Assignment 5 — AR Landmark Recognition
The task was to build a system that recognises landmarks (buildings, sculptures, signage) from images captured in an augmented reality context — which means handling variable viewing angles, partial occlusion, reflections, and changing light conditions that would break a naive template-matching approach.
Feature extraction used local descriptors robust to affine transformations. A matching pipeline compared query image features to a reference database and returned the best candidate along with a confidence estimate. The AR overlay component drew recognition results directly onto the live frame.
The 3.1 MB notebook and 2.1 MB report document the full pipeline, including ablation experiments testing which descriptor and matching strategy performed best under different degradation conditions.
Notebooks
4
Reports
4 PDFs
Domains
Graph · NLP · CV · AR
Results
The network analysis surfaced clear hub structure in the movie graph — a small number of highly-connected films acted as bridges between otherwise separate clusters, consistent with the scale-free properties observed in real-world entertainment networks.
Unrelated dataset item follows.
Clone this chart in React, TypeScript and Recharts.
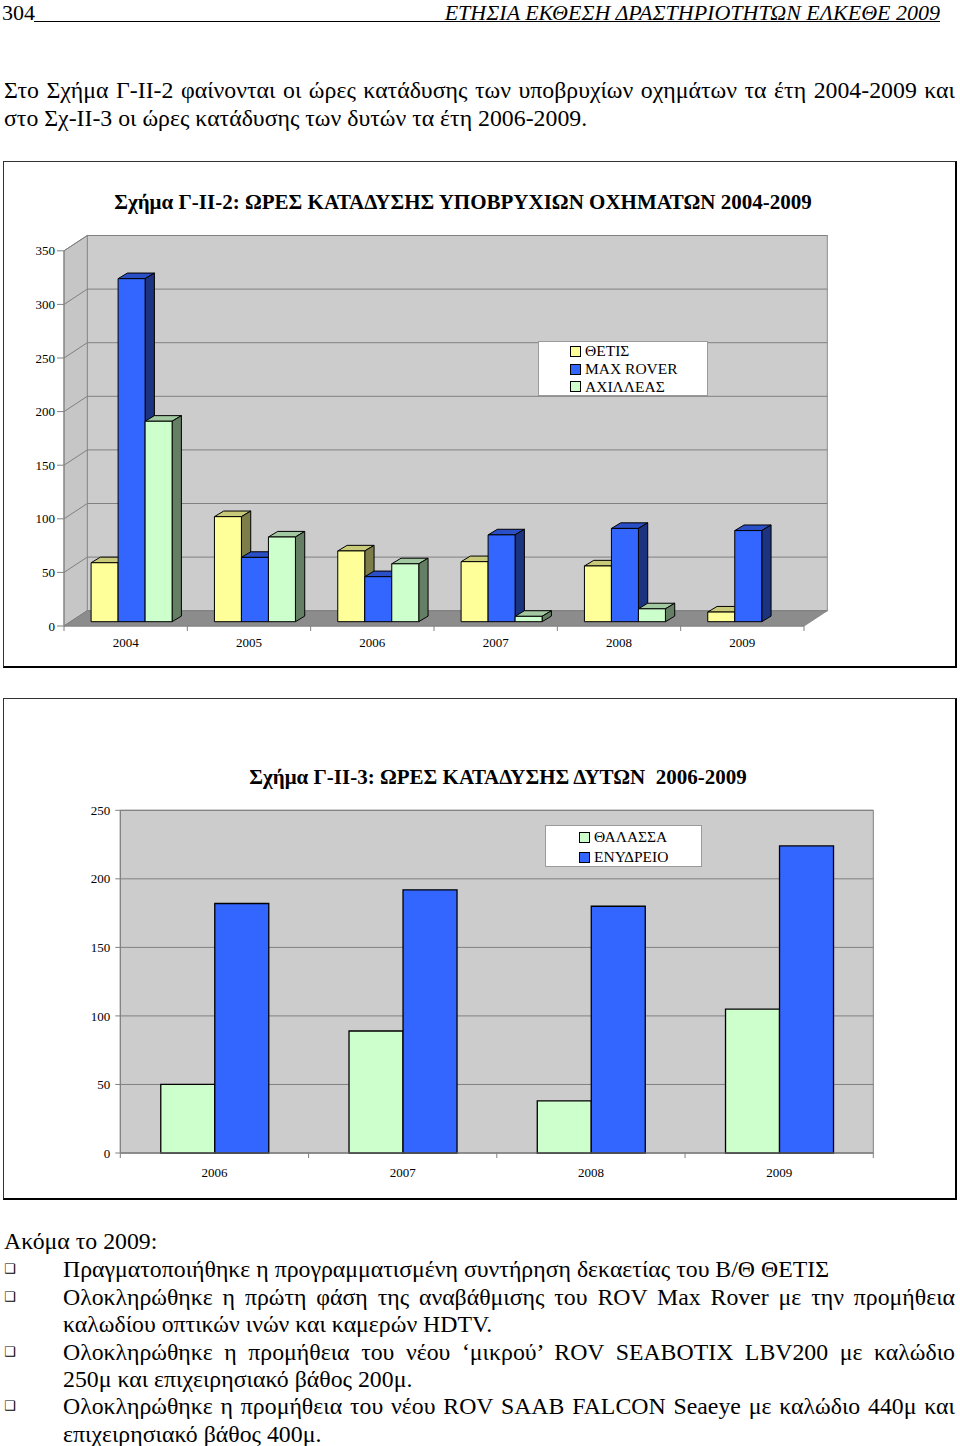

The text classifier achieved strong per-category F1 scores on the farm advertisement dataset, with the most discriminative features being domain-specific agricultural terms — validating that TF-IDF captured meaningful signal rather than noise.
CLAHE significantly outperformed global histogram equalisation on dark image enhancement, particularly in preserving local contrast in shadow regions without over-amplifying noise. The deep learning model improved further on CLAHE, recovering fine texture detail that classical methods lost.
The AR landmark system achieved reliable recognition across the test set under standard conditions, with performance degrading gracefully as occlusion and viewpoint variation increased — a more realistic result than the near-perfect numbers sometimes reported on clean benchmarks.
Note: full metric tables are in the individual assignment reports linked below.
What I Learned
Working across four different problem types in one submission forced me to confront how domain-specific "good evaluation" really is. PSNR and SSIM mean nothing for graph analysis; F1 per class means nothing for image quality. Choosing the right evaluation criterion is as important as choosing the right model, and it requires actually understanding the problem rather than applying a standard template.
The image enhancement project gave me a durable mental model for when classical methods beat deep learning: when the transformation is well-understood mathematically, has limited degrees of freedom, and the dataset is small. CLAHE has a clear prior — local contrast normalisation — that deep models have to discover from scratch. On small training sets, that prior wins.
The AR project was where I most directly confronted the gap between academic benchmarks and real-world deployment. Recognition performance on clean, frontal, well-lit images is not a useful number. The useful number is how much performance degrades under the conditions users will actually create — and designing test sets that reflect that is harder than building the model.